# VW paint bubbling. where do i stand?



## andyrst (Apr 6, 2009)

My vw jetta 58reg has some rust bubbling on the l/h back wheel arch. where do i stand with this? Will vw fix this under there 10 year paint warranty? thanks


----------



## VW Golf-Fan (Aug 3, 2010)

I thought the paint work warranty was 3yrs (unless VW have changed their terms since 2008)?


----------



## Andyb0127 (Jan 16, 2011)

I work next to audi so I can ask them for you what there paint warranty actually is as I think it would be same as vw.


----------



## Maggi200 (Aug 21, 2009)

VW Golf-Fan said:


> I thought the paint work warranty was 3yrs (unless VW have changed their terms since 2008)?


Per Volkswagen's website their general conditions are for 3 years, however:



> Body protection warranty
> All current Volkswagen vehicles are fully protected during manufacture against through corrosion for 12 years from the date of first registration.
> 
> The only preconditions are:
> ...


Assuming that's covered for 12 years from 2008 then.


----------



## m4rkymark (Aug 17, 2014)

When I and my golf I asked about some rust coming through and was told
it's not covered under warranty, it's only covered if the rust is so bad it causes a hole in the panel.

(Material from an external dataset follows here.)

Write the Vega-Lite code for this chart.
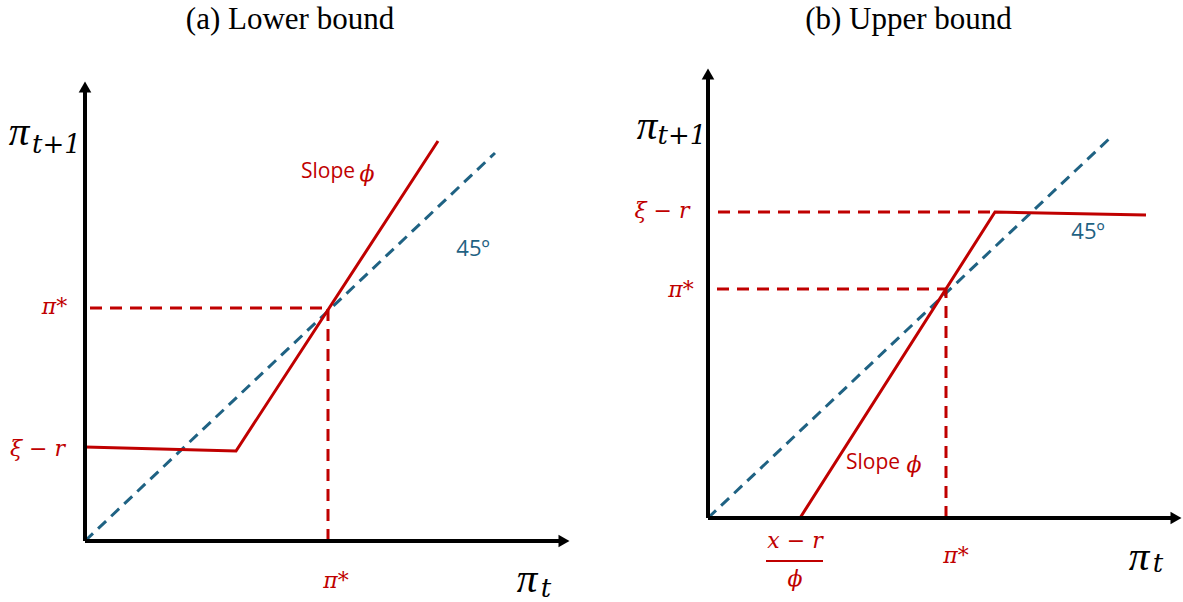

I think i was told the wrong thing but they wouldn't budge.


----------



## rf860 (Jul 24, 2011)

Loads of guys on the mk5golfgti forum were getting their golfs front wings done FOC through VW corrosion warranty. Of the pictures I saw, it was just bubbles, no holes.

I'd also point out that perhaps your car has been repaired in that area before, hence the rust?


----------



## Horatio (Oct 30, 2011)

Get in touch with uk VW customers services, they should cover 100%. They did when I had my mk5 golf done


----------



## lisaclio (Sep 6, 2008)

There's a few people of the mk4 forums that was able to claim on the anticorrosion warranty just so long as it's the original paint and never had a respray. Apparently all the metal is treated before paint. Don't know if it's actually true or not.


----------



## percymon (Jun 27, 2007)

First thing VW will do is check for full VW dealer service history and the bodywork checks have been completed on schedule.

Then you might have a chance.


----------